Context: Caesar’s conflict with the ruling faction in the senate.
ceterum Caecilio Metello tribuno plebis turbulentissimas leges aduersus collegarum intercessionem ferenti auctorem propugnatoremque se pertinacissime praestitit, donec ambo administratione rei publicae decreto patrum submouerentur.
trial translation:
Caesar most stubbornly supported Caecilius Metellus tribune of the plebians , who was proposing some very seditious laws, despite the opposition of the other tribunes, until the senate by decree debarred both of them from the exercise of their official powers.
Surely this sentence means that the senate action was the result of the Caesar-Metellus combination. Can we say that this is a result clause, sometimes called a consecutive clause?
“Can we say that this is a result clause, sometimes called a consecutive clause?”
That’s a good way to think about it. Actually, as far as I can tell, A&G doesn’t mention the use of donec with the subjunctive in this kind of clause. However, Lewis & Short indicate that usage fluctuated between indicative and subjunctive:
It’s good to remember that grammatical terms such as “result/consecutive” clauses and “purpose/final” clauses were invented by grammarians to categorize usage, and that usage doesn’t always conform to the “rules” laid down by grammarians, which, after all, are simply attempts to describe usage. Although A&G says that donec in the sense of “until” takes the indicative, obviously Suetonius here used the subjunctive–probably because he felt this as similar to a “result” clause introducted by ut.

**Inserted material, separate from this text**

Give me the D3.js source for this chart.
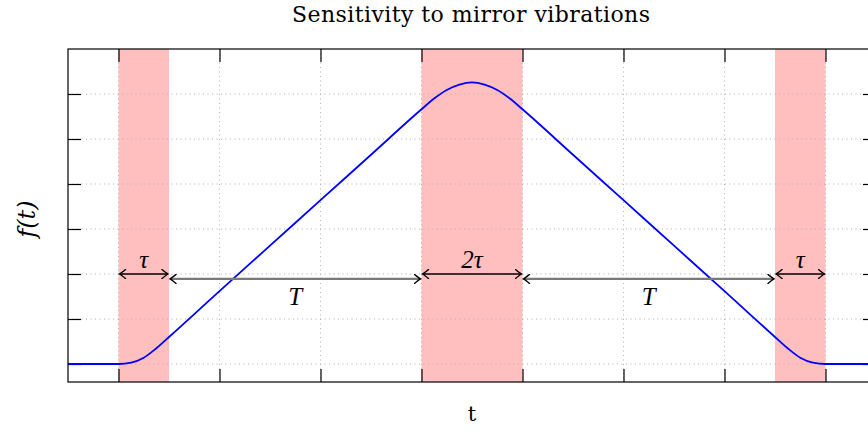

Gaffiot indicates that donec + subj. has a “[nuance consécutive restrictive] jusqu’à ce que pourtant enfin”, something like “until though at last” (if I do not betray it).
Not to be pedantic, but surely this should not be thought of as a result clause but as a temporal one. The subjunctive may in context serve to lend a consecutive nuance, or it may just be indefinite (“until such time as”), or it may be representing the word used in the decree (quasi-indirect speech). It can’t really be tied down. Donec, like dum and many others, quite often takes subjunctive outside of purist late republican authors like Cicero (who dislikes even donec itself).
Woodcock, A New Latin Syntax (Cambridge, MA 1958), secs. 222-224, confirming mwh, seems to suggest that the original distinction between donec with a past-tense verb (1) introducing a clause of actual occurrence with indicative and (2) introducing an intended or anticipated occurrence with subjunctive eventually gave way to the subjunctive in both cases.